**What needs to be done**
All of the records below must be output exactly, with no pictures carried over.

**Records provided**
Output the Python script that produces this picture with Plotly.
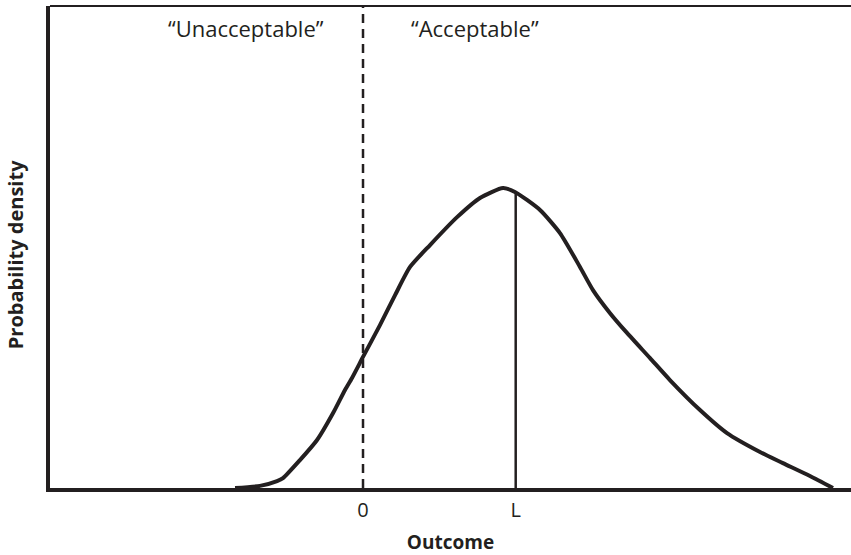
import plotly.graph_objects as go

# Outcome (x) and probability density (y)
outcome = [-0.838, -0.675, -0.563, -0.524, -0.413, -0.301, -0.196, -0.118, -0.072, 0.0,
           0.111, 0.210, 0.308, 0.439, 0.616, 0.766, 0.917, 0.995, 1.159, 1.290,
           1.421, 1.506, 1.618, 1.729, 1.880, 2.010, 2.207, 2.384, 2.600, 2.750,
           2.927, 3.078]
density = [0.0, 0.007, 0.023, 0.033, 0.093, 0.160, 0.250, 0.327, 0.367, 0.437,
           0.543, 0.643, 0.737, 0.810, 0.903, 0.967, 1.000, 0.987, 0.927, 0.850,
           0.737, 0.660, 0.583, 0.517, 0.433, 0.360, 0.260, 0.183, 0.120, 0.083,
           0.040, 0.0]

tick_vals = [0, 1]
tick_text = ["0", "L"]
threshold = 0
limit_L = 1
limit_density = 0.987
region_labels = ["\u201cUnacceptable\u201d", "\u201cAcceptable\u201d"]
region_x = [-0.766, 0.733]

x_range = [-2.05, 3.196]
y_range = [0, 1.607]

ink = "#231f20"
font_family = "Open Sans, Noto Sans, sans-serif"

fig = go.Figure()
fig.add_trace(go.Scatter(x=outcome, y=density, mode="lines",
                         line=dict(color=ink, width=4, shape="spline", smoothing=0.6),
                         hoverinfo="skip", showlegend=False))
fig.add_trace(go.Scatter(x=[limit_L, limit_L], y=[0, limit_density], mode="lines",
                         line=dict(color=ink, width=2.5), hoverinfo="skip", showlegend=False))

# dashed threshold line at 0
fig.add_shape(type="line", xref="x", yref="paper", x0=threshold, x1=threshold, y0=0, y1=1,
              line=dict(color=ink, width=2.5, dash="9px,6px"), layer="below")
# thin top frame line
fig.add_shape(type="line", xref="paper", yref="paper", x0=0, x1=1, y0=1, y1=1,
              line=dict(color=ink, width=1.8))

for txt, xv in zip(region_labels, region_x):
    fig.add_annotation(x=xv, y=0.955, xref="x", yref="paper", text=txt, showarrow=False,
                       xanchor="center", yanchor="middle",
                       font=dict(family=font_family, size=22, color=ink))

# y-axis title
fig.add_annotation(x=0, y=0.483, xref="paper", yref="paper", xshift=-35,
                   text="<b>Probability density</b>", textangle=-90, showarrow=False,
                   xanchor="center", yanchor="middle",
                   font=dict(family=font_family, size=20, color=ink))

fig.update_layout(
    width=851, height=555,
    margin=dict(l=50, r=0, t=6, b=67),
    paper_bgcolor="white", plot_bgcolor="white",
    font=dict(family=font_family, color=ink),
    xaxis=dict(range=x_range, tickvals=tick_vals, ticktext=tick_text,
               showgrid=False, zeroline=False, showline=True, linecolor=ink, linewidth=3.5,
               ticks="outside", ticklen=1, tickcolor="rgba(0,0,0,0)",
               tickfont=dict(size=20, family=font_family, color=ink),
               title=dict(text="<b>Outcome</b>", font=dict(size=19, family=font_family, color=ink),
                          standoff=18)),
    yaxis=dict(range=y_range, showticklabels=False, ticks="",
               showgrid=False, zeroline=False, showline=True, linecolor=ink, linewidth=3.5),
)

fig.write_html("out.html", config={"displayModeBar": False},
               post_script="document.body.style.margin='0';")
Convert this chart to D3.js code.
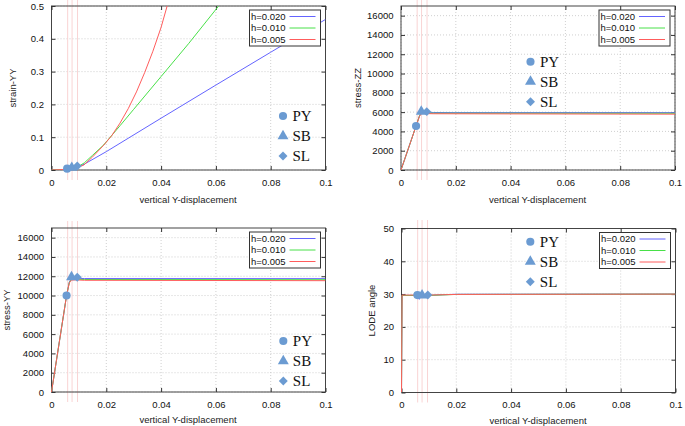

**Complete answer**
Output the Python script that produces this picture with Plotly.
import plotly.graph_objects as go

# Outcome (x) and probability density (y)
outcome = [-0.838, -0.675, -0.563, -0.524, -0.413, -0.301, -0.196, -0.118, -0.072, 0.0,
           0.111, 0.210, 0.308, 0.439, 0.616, 0.766, 0.917, 0.995, 1.159, 1.290,
           1.421, 1.506, 1.618, 1.729, 1.880, 2.010, 2.207, 2.384, 2.600, 2.750,
           2.927, 3.078]
density = [0.0, 0.007, 0.023, 0.033, 0.093, 0.160, 0.250, 0.327, 0.367, 0.437,
           0.543, 0.643, 0.737, 0.810, 0.903, 0.967, 1.000, 0.987, 0.927, 0.850,
           0.737, 0.660, 0.583, 0.517, 0.433, 0.360, 0.260, 0.183, 0.120, 0.083,
           0.040, 0.0]

tick_vals = [0, 1]
tick_text = ["0", "L"]
threshold = 0
limit_L = 1
limit_density = 0.987
region_labels = ["\u201cUnacceptable\u201d", "\u201cAcceptable\u201d"]
region_x = [-0.766, 0.733]

x_range = [-2.05, 3.196]
y_range = [0, 1.607]

ink = "#231f20"
font_family = "Open Sans, Noto Sans, sans-serif"

fig = go.Figure()
fig.add_trace(go.Scatter(x=outcome, y=density, mode="lines",
                         line=dict(color=ink, width=4, shape="spline", smoothing=0.6),
                         hoverinfo="skip", showlegend=False))
fig.add_trace(go.Scatter(x=[limit_L, limit_L], y=[0, limit_density], mode="lines",
                         line=dict(color=ink, width=2.5), hoverinfo="skip", showlegend=False))

# dashed threshold line at 0
fig.add_shape(type="line", xref="x", yref="paper", x0=threshold, x1=threshold, y0=0, y1=1,
              line=dict(color=ink, width=2.5, dash="9px,6px"), layer="below")
# thin top frame line
fig.add_shape(type="line", xref="paper", yref="paper", x0=0, x1=1, y0=1, y1=1,
              line=dict(color=ink, width=1.8))

for txt, xv in zip(region_labels, region_x):
    fig.add_annotation(x=xv, y=0.955, xref="x", yref="paper", text=txt, showarrow=False,
                       xanchor="center", yanchor="middle",
                       font=dict(family=font_family, size=22, color=ink))

# y-axis title
fig.add_annotation(x=0, y=0.483, xref="paper", yref="paper", xshift=-35,
                   text="<b>Probability density</b>", textangle=-90, showarrow=False,
                   xanchor="center", yanchor="middle",
                   font=dict(family=font_family, size=20, color=ink))

fig.update_layout(
    width=851, height=555,
    margin=dict(l=50, r=0, t=6, b=67),
    paper_bgcolor="white", plot_bgcolor="white",
    font=dict(family=font_family, color=ink),
    xaxis=dict(range=x_range, tickvals=tick_vals, ticktext=tick_text,
               showgrid=False, zeroline=False, showline=True, linecolor=ink, linewidth=3.5,
               ticks="outside", ticklen=1, tickcolor="rgba(0,0,0,0)",
               tickfont=dict(size=20, family=font_family, color=ink),
               title=dict(text="<b>Outcome</b>", font=dict(size=19, family=font_family, color=ink),
                          standoff=18)),
    yaxis=dict(range=y_range, showticklabels=False, ticks="",
               showgrid=False, zeroline=False, showline=True, linecolor=ink, linewidth=3.5),
)

fig.write_html("out.html", config={"displayModeBar": False},
               post_script="document.body.style.margin='0';")
Convert this chart to D3.js code.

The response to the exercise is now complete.